— Ну, ничего! Такой дядька толковый, столько мне всякого полезного сказал!..
«Дядька», с портфелем в руках, вышел из комнаты.
— Не раздевайтесь, проводите меня, — приказал он Семену, повернулся к Валентине, и голос у него стал совсем иным, ласковым стал, добрым, теплым. — Пожалуй, знаете, я пойду, пора уже мне. Мы ведь и все с вами? Есть еще ко мне вопросы?
Жена, смущаясь, с затаенной улыбкой покачала головой:
— Нет вроде.
Нет, ничего, конечно, не было такого, с облегчением подумал Семен.
— Я пока товарища провожаю, сбегаешь за ребятами? — попросил он жену.
— Сбегаю, сбегаю, — ответила та с веселой легкостью, — невозможна была в ней эта легкость два еще часа назад!..
Выйти из подъездного тепла в метелящий холод совершенно не отогревшимся, казалось, пока шел лестницей, сверх всяких сил, но нельзя же было не выйти, — и вышел.
Врач первую минуту на улице шагал молча, уйдя головой в воротник, кривясь лицом под ветром, может быть, он ждал вопросов, но Семену нечего было спрашивать — какие у него вопросы, один, и все, больше нет, — и он тоже молча ждал приговора.
— А вы что же, молодой человек, — голос у врача был тем же раздраженно-скрипучим, что и вчера в кабинете, когда Семен уговаривал его прийти. — Вы что же, никогда не просили ее попеть вам?
Семен какое-то мгновение не понимал его.
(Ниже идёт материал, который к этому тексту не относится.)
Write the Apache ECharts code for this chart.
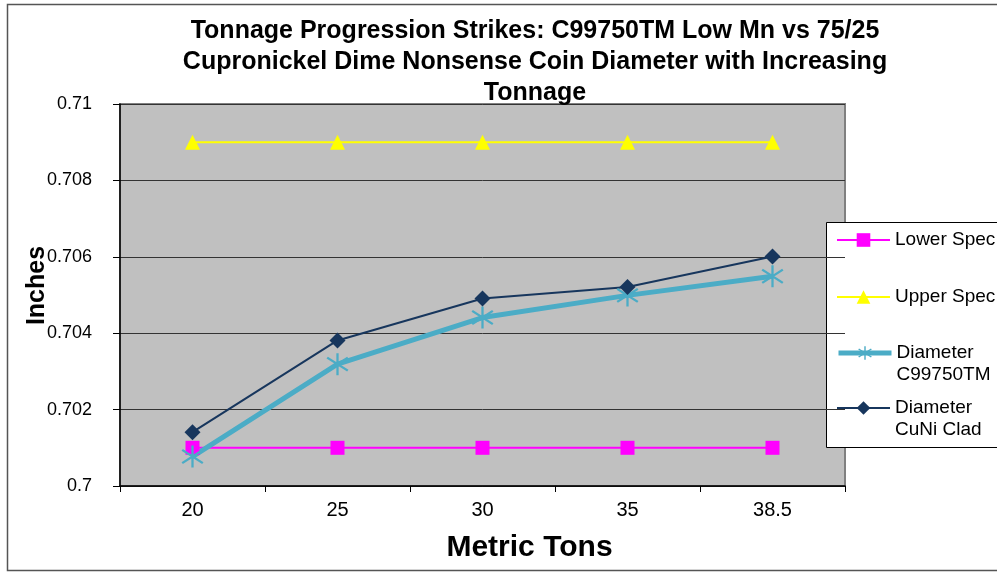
<!DOCTYPE html>
<html>
<head>
<meta charset="utf-8">
<script src="https://cdn.jsdelivr.net/npm/echarts@6/dist/echarts.min.js"></script>
<style>html,body{margin:0;padding:0;background:#fff}#c{width:997px;height:573px}</style>
</head>
<body>
<div id="c"></div>
<script>
var categories = ['20', '25', '30', '35', '38.5'];
var lowerSpec = [0.701, 0.701, 0.701, 0.701, 0.701];
var upperSpec = [0.709, 0.709, 0.709, 0.709, 0.709];
var diamC99750 = [0.70077, 0.70319, 0.70441, 0.70499, 0.70549];
var diamCuNi = [0.70141, 0.70381, 0.70491, 0.70521, 0.70601];
var yTicks = { min: 0.7, max: 0.71, interval: 0.002 };

var FONT = '"Liberation Sans", Arial, sans-serif';
var asterisk = 'path://M9,0L11,0L11,20L9,20Z M0.4,4.8L1.6,3.2L19.6,15.2L18.4,16.8Z M18.4,3.2L19.6,4.8L1.6,16.8L0.4,15.2Z';

function legendFor(name, top, lw) {
  var multi = name.indexOf('\n') >= 0;
  return {
    data: [name], orient: 'vertical', left: 836, top: top,
    itemWidth: 53, itemHeight: 17, itemGap: 0, padding: 0,
    selectedMode: false,
    lineStyle: { width: lw },
    formatter: function (n) { return multi ? '\n' + n : n; },
    textStyle: { fontFamily: FONT, fontSize: 19, color: '#000', lineHeight: 22 }
  };
}

var chart = echarts.init(document.getElementById('c'), null, { renderer: 'canvas' });
chart.setOption({
  backgroundColor: '#fff',
  animation: false,
  title: {
    text: 'Tonnage Progression Strikes: C99750TM Low Mn vs 75/25\nCupronickel Dime Nonsense Coin Diameter with Increasing\nTonnage',
    left: 530, top: 11, textAlign: 'center',
    textStyle: { fontFamily: FONT, fontSize: 25, fontWeight: 'bold', color: '#000', lineHeight: 31 }
  },
  graphic: [
    { type: 'rect', z: -10, shape: { x: 7.5, y: 4.5, width: 1000, height: 566 },
      style: { fill: 'none', stroke: '#555', lineWidth: 1.5 } },
    { type: 'rect', z: 0, shape: { x: 826.5, y: 222.5, width: 200, height: 225 },
      style: { fill: '#fff', stroke: '#000', lineWidth: 1 } }
  ],
  legend: [
    legendFor('Lower Spec', 229, 2),
    legendFor('Upper Spec', 286, 2),
    legendFor('Diameter\nC99750TM', 320, 5),
    legendFor('Diameter\nCuNi Clad', 375, 2)
  ],
  grid: {
    left: 120, right: 152, top: 104, bottom: 87,
    show: true, backgroundColor: '#C0C0C0', borderColor: '#808080', borderWidth: 2
  },
  xAxis: {
    type: 'category', data: categories, boundaryGap: true,
    name: 'Metric Tons', nameLocation: 'middle', nameGap: 47,
    nameTextStyle: { fontFamily: FONT, fontSize: 30, fontWeight: 'bold', color: '#000', padding: [0, 0, 0, 94] },
    axisLine: { lineStyle: { color: '#000', width: 1.5 } },
    axisTick: { show: true, length: 6, lineStyle: { color: '#000' } },
    axisLabel: { fontFamily: FONT, fontSize: 20, color: '#000', margin: 14 },
    splitLine: { show: false }
  },
  yAxis: {
    type: 'value', min: yTicks.min, max: yTicks.max, interval: yTicks.interval,
    name: 'Inches', nameLocation: 'middle', nameGap: 70, nameMoveOverlap: false,
    nameTextStyle: { fontFamily: FONT, fontSize: 25, fontWeight: 'bold', color: '#000', padding: [0, 0, 0, 19] },
    axisLine: { show: true, lineStyle: { color: '#000', width: 1.5 } },
    axisTick: { show: true, length: 7, lineStyle: { color: '#000' } },
    axisLabel: { fontFamily: FONT, fontSize: 18, color: '#000', margin: 28,
      formatter: function (v) { return String(parseFloat(v.toFixed(3))); } },
    splitLine: { show: true, lineStyle: { color: '#333', width: 1 } }
  },
  series: [
    { name: 'Lower Spec', type: 'line', data: lowerSpec,
      symbol: 'rect', symbolSize: 14,
      lineStyle: { color: '#FF00FF', width: 2 }, itemStyle: { color: '#FF00FF' } },
    { name: 'Upper Spec', type: 'line', data: upperSpec,
      symbol: 'triangle', symbolSize: 15,
      lineStyle: { color: '#FFFF00', width: 2 }, itemStyle: { color: '#FFFF00' } },
    { name: 'Diameter\nC99750TM', type: 'line', data: diamC99750,
      symbol: asterisk, symbolSize: 22,
      lineStyle: { color: '#4BACC6', width: 5 }, itemStyle: { color: '#4BACC6' } },
    { name: 'Diameter\nCuNi Clad', type: 'line', data: diamCuNi,
      symbol: 'diamond', symbolSize: 16,
      lineStyle: { color: '#17365D', width: 2 }, itemStyle: { color: '#17365D' } }
  ]
});
</script>
</body>
</html>
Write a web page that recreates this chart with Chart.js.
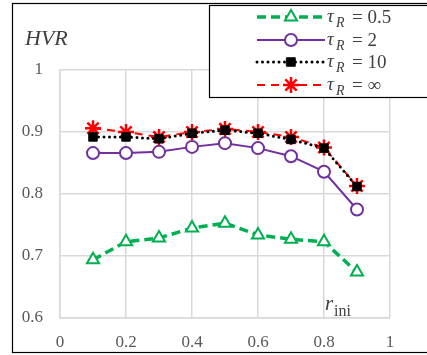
<!DOCTYPE html>
<html>
<head>
<meta charset="utf-8">
<script src="https://cdn.jsdelivr.net/npm/chart.js@4.4.1/dist/chart.umd.min.js"></script>
<style>
  html, body { margin: 0; padding: 0; background: #fff; }
  #wrap { position: relative; width: 427px; height: 355px; }
</style>
</head>
<body>
<div id="wrap"><canvas id="hvrCanvas" width="427" height="355"></canvas></div>
<script>
// data
const rIni = [0.1, 0.2, 0.3, 0.4, 0.5, 0.6, 0.7, 0.8, 0.9];
const tau05 = [0.694, 0.723, 0.729, 0.745, 0.753, 0.734, 0.727, 0.723, 0.674];
const tau2 = [0.866, 0.866, 0.868, 0.876, 0.882, 0.874, 0.861, 0.836, 0.775];
const tau10 = [0.892, 0.892, 0.889, 0.898, 0.903, 0.898, 0.888, 0.874, 0.812];
const tauInf = [0.906, 0.900, 0.892, 0.900, 0.905, 0.900, 0.892, 0.875, 0.813];
const legendValues = ['0.5', '2', '10', '\u221E'];

const serif = '"Liberation Serif", "DejaVu Serif", serif';

function toPoints(ys) {
    return rIni.map((x, i) => ({ x: x, y: ys[i] }));
}

// Excel style labels: 0, 0.2 ... 1
function tickLabel(v) {
    return String(+v.toFixed(1));
}

const datasets = [
    {
        data: toPoints(tau05),
        borderColor: '#00b050',
        borderWidth: 3.5,
        borderDash: [9, 5],
        pointStyle: 'triangle',
        pointRadius: 7,
        pointBorderWidth: 2,
        pointBackgroundColor: '#ffffff',
        pointBorderColor: '#00b050',
    },
    {
        data: toPoints(tau2),
        borderColor: '#7030a0',
        borderWidth: 2,
        pointStyle: 'circle',
        pointRadius: 6,
        pointBorderWidth: 2,
        pointBackgroundColor: '#ffffff',
        pointBorderColor: '#7030a0',
    },
    {
        data: toPoints(tau10),
        borderColor: '#000000',
        borderWidth: 3,
        borderDash: [0, 5.5],
        borderCapStyle: 'round',
        pointStyle: 'rect',
        pointRadius: 6,
        pointBorderWidth: 1,
        pointBackgroundColor: '#000000',
        pointBorderColor: '#000000',
    },
    {
        data: toPoints(tauInf),
        borderColor: '#ff0000',
        borderWidth: 2,
        borderDash: [8, 6],
        pointStyle: 'star',
        pointRadius: 8,
        pointBorderWidth: 2.5,
        pointBackgroundColor: '#ff0000',
        pointBorderColor: '#ff0000',
    }
];

// frame, axis titles and the legend box
const decorations = {
    id: 'decorations',
    afterDraw(chart) {
        const ctx = chart.ctx;
        ctx.save();

        // outer frame
        ctx.strokeStyle = '#000';
        ctx.lineWidth = 1.2;
        ctx.strokeRect(12.5, 3.5, 430, 349);

        // HVR
        ctx.fillStyle = '#404040';
        ctx.font = 'italic 22px ' + serif;
        ctx.textBaseline = 'alphabetic';
        ctx.textAlign = 'left';
        ctx.fillText('HVR', 25, 45);

        // r_ini
        ctx.font = 'italic 21px ' + serif;
        ctx.fillText('r', 325, 310);
        ctx.font = '16px ' + serif;
        ctx.fillText('ini', 334, 316);

        // legend
        ctx.fillStyle = '#fff';
        ctx.fillRect(209.5, 5.5, 230, 92);
        ctx.strokeStyle = '#000';
        ctx.lineWidth = 1.2;
        ctx.strokeRect(209.5, 5.5, 230, 92);

        const rows = [17, 40, 62, 85];
        datasets.forEach((ds, i) => {
            const y = rows[i];
            ctx.save();
            ctx.strokeStyle = ds.borderColor;
            ctx.lineWidth = ds.borderWidth;
            ctx.setLineDash(ds.borderDash || []);
            ctx.lineCap = ds.borderCapStyle || 'butt';
            ctx.beginPath();
            ctx.moveTo(257, y);
            ctx.lineTo(325, y);
            ctx.stroke();
            ctx.setLineDash([]);
            ctx.fillStyle = ds.pointBackgroundColor;
            ctx.strokeStyle = ds.pointBorderColor;
            ctx.lineWidth = ds.pointBorderWidth;
            Chart.helpers.drawPoint(ctx, {
                pointStyle: ds.pointStyle,
                radius: ds.pointRadius,
                rotation: 0,
                borderWidth: ds.pointBorderWidth
            }, 291, y);
            ctx.restore();

            ctx.fillStyle = '#404040';
            ctx.font = 'italic 19px ' + serif;
            ctx.fillText('\u03C4', 327, y + 5);
            ctx.font = 'italic 14px ' + serif;
            ctx.fillText('R', 336, y + 10);
            ctx.font = '19px ' + serif;
            ctx.fillText('= ' + legendValues[i], 352, y + 6);
        });

        ctx.restore();
    }
};

const canvas = document.getElementById('hvrCanvas');
const chart = new Chart(canvas, {
    type: 'line',
    data: { datasets: datasets },
    options: {
        responsive: false,
        animation: false,
        layout: { padding: { left: 0, top: 70, right: 37, bottom: 0 } },
        plugins: {
            legend: { display: false },
            tooltip: { enabled: false }
        },
        elements: { line: { tension: 0 } },
        scales: {
            x: {
                type: 'linear',
                min: 0,
                max: 1,
                afterFit: (scale) => { scale.height = 37; },
                ticks: {
                    stepSize: 0.2,
                    padding: 14,
                    color: '#595959',
                    font: { family: serif, size: 17 },
                    callback: tickLabel
                },
                grid: { color: '#d9d9d9', lineWidth: 1.5, drawTicks: false },
                border: { color: '#d9d9d9', width: 1.5 }
            },
            y: {
                min: 0.6,
                max: 1,
                afterFit: (scale) => { scale.width = 60; },
                ticks: {
                    stepSize: 0.1,
                    padding: 17,
                    color: '#595959',
                    font: { family: serif, size: 17 },
                    callback: tickLabel
                },
                grid: { color: '#d9d9d9', lineWidth: 1.5, drawTicks: false },
                border: { color: '#d9d9d9', width: 1.5 }
            }
        }
    },
    plugins: [decorations]
});
</script>
</body>
</html>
Совсем о другом он ждал слов, причем здесь — просил он ее, не просил…
— Я спрашиваю: не просили никогда, нет? — повторил врач.
— А-а… ну да, — заторопился Семен, — ну да, никогда, нет.
— А почему?
— Ну, то есть как «почему»? — Семен занервничал. При чем здесь все это, в самом деле, о нем разве разговор… о Валентине разговор! — Не хотела она — вот и все почему, — сказал он.
— А вам самому разве не интересно было? Вам не хотелось услышать ее?
Семен вспомнил, как в тот их разговор с женой, когда она сказала о магнитофоне, он предложил ей: «Сейчас вот пристану к тебе: пой при мне!..»
— Да а чего мне хотеться? — посмотрел он на врача. — Ей бы хотелось — не отказался, а так-то чего приставать к ней.
Врач тоже повернул к нему голову, и взгляды их встретились. Семен увидел в его глазах что-то похожее на вчерашнюю жалеющую усмешливость, но не усмешливость это была, нет, не она…
— А самому вам, самому, — проговорил врач, — самому никогда не приходило вам в голову: попросить об этом?
Семен отшагал несколько метров не отвечая.
— Простите, доктор, — сказал он затем сквозь стиснутые зубы, — я вас не понимаю! Вы мне о главном скажите, не мучьте меня, больна она, не больна, что с ней такое, скажите?!
— Нет, не больна, — не давая ему договорить, резко ответил врач. — Нисколько не больна, можете быть спокойны. Насчет болезни я вам гарантирую.
Семен посочувствовал, что ему враз, каким-то одним толчком сделалось тепло, — так крепко, так мощно, с такой счастливой силой забухало в груди сердце.
— Точно, доктор? — не смея еще верить, спросил он.
— Точно, — сказал врач. — Истерия у нее, конечно, определенная есть. Но это совсем не то, чего вы боялись. Без истерии и быть не могло, обязательно должна была появиться.
— Почему обязательно? — Семену послышалось в голосе врача словно бы обвинение.